Sara Ludy, 'Bouquet' (2012).
Sara Ludy, ‘Bouquet’ (2012).

That’s why if Phillips is a part of an art world that is, according to its press, “adapting to and engaging with new technologies”, then those galleries and artists working with those new technologies need to adapt in kind. In her essay accompanying the Paddles ON! Tumblr, curator Howard avoids directly addressing the issue of becoming involved in this problematic art-commerce exchange, instead nodding to it through her description of Sara Ludy’s ‘Bouquet’ (2012): “There’s a desire to create something beautiful and human, but always within the limitations of the environment.”

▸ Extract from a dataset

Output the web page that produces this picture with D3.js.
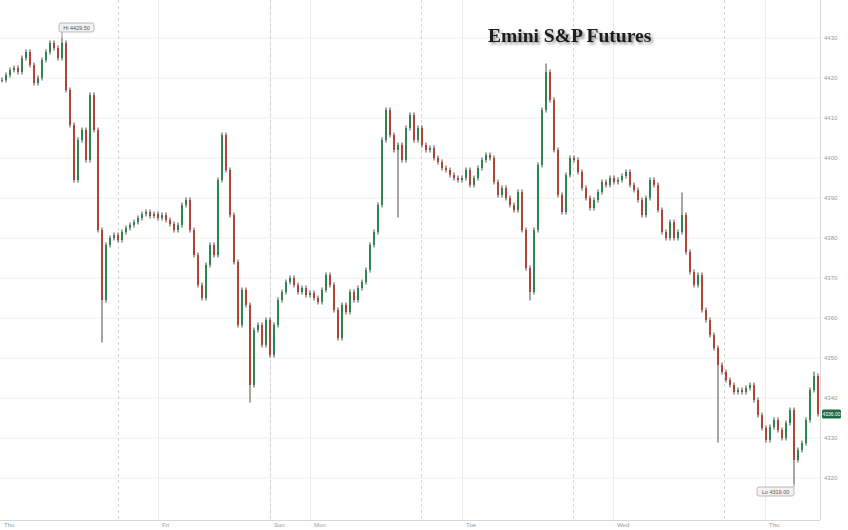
<!DOCTYPE html>
<html><head><meta charset="utf-8">
<script src="https://cdn.jsdelivr.net/npm/d3@7"></script>
<style>
html,body{margin:0;padding:0;background:#fff;}
svg{display:block;}
</style></head>
<body>
<svg id="chart" width="848" height="530"></svg>
<script>
// ---- data ----
const dayLabels = ["Thu","Fri","Sun","Mon","Tue","Wed","Thu"];
const dayPos = [0, 39.5, 67.5, 77.5, 115.5, 153.25, 191.25];      // in candle-index units
const sessionPos = [29.5, 67.5, 105.25, 143.25, 181];
const yTicks = [4320,4330,4340,4350,4360,4370,4380,4390,4400,4410,4420,4430];
const closes = [
4419.5,4420.75,4422,4422.5,4421.5,4425,4426.5,4423.25,4418.75,4420,
4424.5,4426.5,4428.75,4427.5,4425,4428.75,4417,4408.25,4394.5,4404.5,
4407,4399.5,4415.75,4407,4382,4364.5,4378.25,4380,4380.75,4379.5,
4381.5,4382.5,4383.25,4384,4385,4386,4386.5,4385.5,4386,4385,
4385.75,4384.5,4383.5,4382,4383.25,4388.25,4389.5,4382,4375.75,4368.25,
4365,4373.25,4378.25,4375.75,4394.5,4405.75,4397,4385.75,4374,4358.25,
4367,4363.25,4343.25,4357,4358.25,4353.25,4359.5,4350.75,4358.25,4364.5,
4366.5,4369,4370,4368.25,4366.5,4367.5,4365.75,4366.25,4365,4364,
4367,4370.75,4368.25,4362,4355,4363.25,4361.5,4366.5,4364.5,4367.5,
4369,4372,4378.25,4381.5,4388.25,4404.5,4412,4405.75,4402,4403.25,
4399.5,4407.5,4410.75,4404.5,4407.5,4403.25,4402,4402.5,4400,4399,
4397.5,4397,4395.75,4395,4394.5,4395,4397,4393.25,4395,4397.5,
4399.5,4400.75,4400,4394,4390.75,4392.5,4390,4388.25,4387,4391.5,
4382,4372.5,4366.5,4382,4398.25,4412,4421.5,4414.5,4402,4390.75,
4386.5,4395.75,4400,4399.5,4396.5,4392.5,4390,4387.5,4389.5,4391.5,
4394,4393.25,4395,4394,4394.5,4395.5,4396.5,4393.25,4392,4389.5,
4385.75,4390,4394.5,4393.25,4387,4381.5,4380,4384,4380,4381.5,
4385.75,4376.5,4371.5,4368.25,4370.75,4362,4359.5,4355.75,4352.5,4348.25,
4346.5,4344.5,4343.25,4341.5,4342,4341.5,4342.5,4343.25,4339.5,4335.75,
4332.5,4329.5,4332.75,4334.5,4332,4330,4333.75,4337,4324.5,4327,
4328.75,4334.5,4342,4345.5,4336
];
const spikeIdx = [15, 25, 62, 99, 132, 136, 170, 179, 198, 203];
const spikeVal = [4429.5, 4354.5, 4339.5, 4385.75, 4365, 4423, 4390.75, 4329.5, 4319, 4346];
const hiIdx = 15, hiText = "Hi 4429.50";
const loIdx = 198, loText = "Lo 4319.00";
const lastText = "4336.00";

// ---- layout ----
const W = 848, H = 530;
const plotR = 820, plotB = 520;
const svg = d3.select("#chart");
const x = d3.scaleLinear().domain([0, closes.length]).range([0, plotR]);
const y = d3.scaleLinear().domain([4309.5, 4439.5]).range([plotB, 0]);

svg.append("rect").attr("width", W).attr("height", H).attr("fill", "#fff");

// horizontal grid
svg.append("g").selectAll("line").data(yTicks).join("line")
  .attr("x1", 0).attr("x2", plotR).attr("y1", d => y(d)).attr("y2", d => y(d))
  .attr("stroke", "#f0f0f0").attr("stroke-width", 1);

// day gridlines (solid faint)
svg.append("g").selectAll("line").data(dayPos.slice(1)).join("line")
  .attr("x1", d => Math.round(x(d)) + 0.5).attr("x2", d => Math.round(x(d)) + 0.5)
  .attr("y1", 0).attr("y2", plotB)
  .attr("stroke", "#ececec").attr("stroke-width", 1);

// session gridlines (dashed)
svg.append("g").selectAll("line").data(sessionPos).join("line")
  .attr("x1", d => Math.round(x(d)) + 0.5).attr("x2", d => Math.round(x(d)) + 0.5)
  .attr("y1", 0).attr("y2", plotB)
  .attr("stroke", "#d4d4d4").attr("stroke-width", 1).attr("stroke-dasharray", "3,3");

// plot border right & bottom
svg.append("line").attr("x1", plotR + 0.5).attr("x2", plotR + 0.5).attr("y1", 0).attr("y2", plotB)
  .attr("stroke", "#d8d8d8");
svg.append("line").attr("x1", 0).attr("x2", plotR).attr("y1", plotB + 0.5).attr("y2", plotB + 0.5)
  .attr("stroke", "#d8d8d8");

// y axis (right)
const yAxis = d3.axisRight(y).tickValues(yTicks).tickSize(0).tickPadding(4).tickFormat(d3.format("d"));
const ya = svg.append("g").attr("transform", `translate(${plotR},0)`).call(yAxis);
ya.select(".domain").remove();
ya.selectAll("text").attr("fill", "#9a9a9a").attr("font-size", 6).attr("font-family", "Arial, Liberation Sans, sans-serif");

// x axis labels
svg.append("g").selectAll("text").data(dayLabels).join("text")
  .attr("x", (d, i) => x(dayPos[i]) + 4).attr("y", plotB + 7)
  .attr("font-size", 6).attr("fill", "#9a9a9a").attr("font-family", "Arial, Liberation Sans, sans-serif")
  .text(d => d);

// candles
const candles = closes.map((c, i) => {
  const o = i === 0 ? c : closes[i - 1];
  let hi = Math.max(o, c), lo = Math.min(o, c);
  const k = spikeIdx.indexOf(i);
  if (k >= 0) { hi = Math.max(hi, spikeVal[k]); lo = Math.min(lo, spikeVal[k]); }
  return {i, o, c, hi, lo};
});
const bw = 2;
const cg = svg.append("g");
cg.selectAll("line").data(candles).join("line")
  .attr("x1", d => x(d.i + 0.5)).attr("x2", d => x(d.i + 0.5))
  .attr("y1", d => y(d.hi) - 2.5).attr("y2", d => y(d.lo) + 2.5)
  .attr("stroke", "#3d3530").attr("stroke-width", 0.9);
cg.selectAll("rect").data(candles).join("rect")
  .attr("x", d => x(d.i + 0.5) - bw / 2).attr("width", bw)
  .attr("y", d => y(Math.max(d.o, d.c)))
  .attr("height", d => Math.max(1, Math.abs(y(d.o) - y(d.c))))
  .attr("fill", d => d.c >= d.o ? "#2f8452" : "#b24336");

// Hi label
const hiX = x(hiIdx + 0.5), hiY = y(spikeVal[spikeIdx.indexOf(hiIdx)]) - 2.5;
svg.append("line").attr("x1", hiX).attr("x2", hiX).attr("y1", hiY).attr("y2", 32).attr("stroke", "#999");
svg.append("rect").attr("x", hiX - 3).attr("y", 23).attr("width", 35).attr("height", 9).attr("rx", 2)
  .attr("fill", "#f2f2f2").attr("stroke", "#aaa").attr("stroke-width", 0.8);
svg.append("text").attr("x", hiX - 3 + 17.5).attr("y", 29.8).attr("text-anchor", "middle")
  .attr("font-size", 5.5).attr("fill", "#555").attr("font-family", "Arial, Liberation Sans, sans-serif").text(hiText);

// Lo label
const loX = x(loIdx + 0.5), loY = y(spikeVal[spikeIdx.indexOf(loIdx)]) + 2.5;
svg.append("line").attr("x1", loX).attr("x2", loX).attr("y1", loY).attr("y2", 487).attr("stroke", "#999");
svg.append("rect").attr("x", loX - 37).attr("y", 487).attr("width", 37).attr("height", 9).attr("rx", 2)
  .attr("fill", "#f2f2f2").attr("stroke", "#aaa").attr("stroke-width", 0.8);
svg.append("text").attr("x", loX - 18.5).attr("y", 493.8).attr("text-anchor", "middle")
  .attr("font-size", 5.5).attr("fill", "#555").attr("font-family", "Arial, Liberation Sans, sans-serif").text(loText);

// last price tag
const lastY = y(closes[closes.length - 1]);
svg.append("rect").attr("x", plotR + 2).attr("y", lastY - 4.5).attr("width", 19).attr("height", 9).attr("rx", 1.5)
  .attr("fill", "#1e6a44");
svg.append("text").attr("x", plotR + 11.5).attr("y", lastY + 2).attr("text-anchor", "middle")
  .attr("font-size", 5).attr("fill", "#fff").attr("font-family", "Arial, Liberation Sans, sans-serif").text(lastText);

// title with shadow
const defs = svg.append("defs");
const f = defs.append("filter").attr("id", "sh").attr("x", "-10%").attr("y", "-30%").attr("width", "130%").attr("height", "180%");
f.append("feDropShadow").attr("dx", 2).attr("dy", 2).attr("stdDeviation", 1.5).attr("flood-color", "#000").attr("flood-opacity", 0.45);
svg.append("text").attr("x", 488).attr("y", 42)
  .attr("font-family", "Liberation Serif, Times New Roman, serif").attr("font-weight", "bold")
  .attr("font-size", 19.5).attr("fill", "#1a1a1a").attr("filter", "url(#sh)")
  .text("Emini S&P Futures");
</script>
</body></html>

Those limitations are where organisations like Arcadia Missa have found themselves colluding with the very structures their rhetoric as a publishing house appears to oppose. But in an attempt at retaining their stake in a niche they themselves had a role in carving out and maintaining the collective within the melee of what has inexplicably accelerated into a virtual land grab of cultural capital, they’ve had to make a compromise. After all, with fracture as the moment and commodity as the norm, it’s not in opting out but counter-conduct that the real potential lies. Because it’s only a matter of time before the ‘digital’ works, across video, sculpture, prints and mixed media, are no longer relegated to their separate section round the back of an enterprise like Phillips. Damien Hirst and Petra Cortright are out the front. Let the latter be an omen. **

Paddles ON! is an online and live art auction that held its second event at London’s Howick Place on July 3, 2014.

Header image: Maja Cule, ‘The Horizon’ (2013). Film still.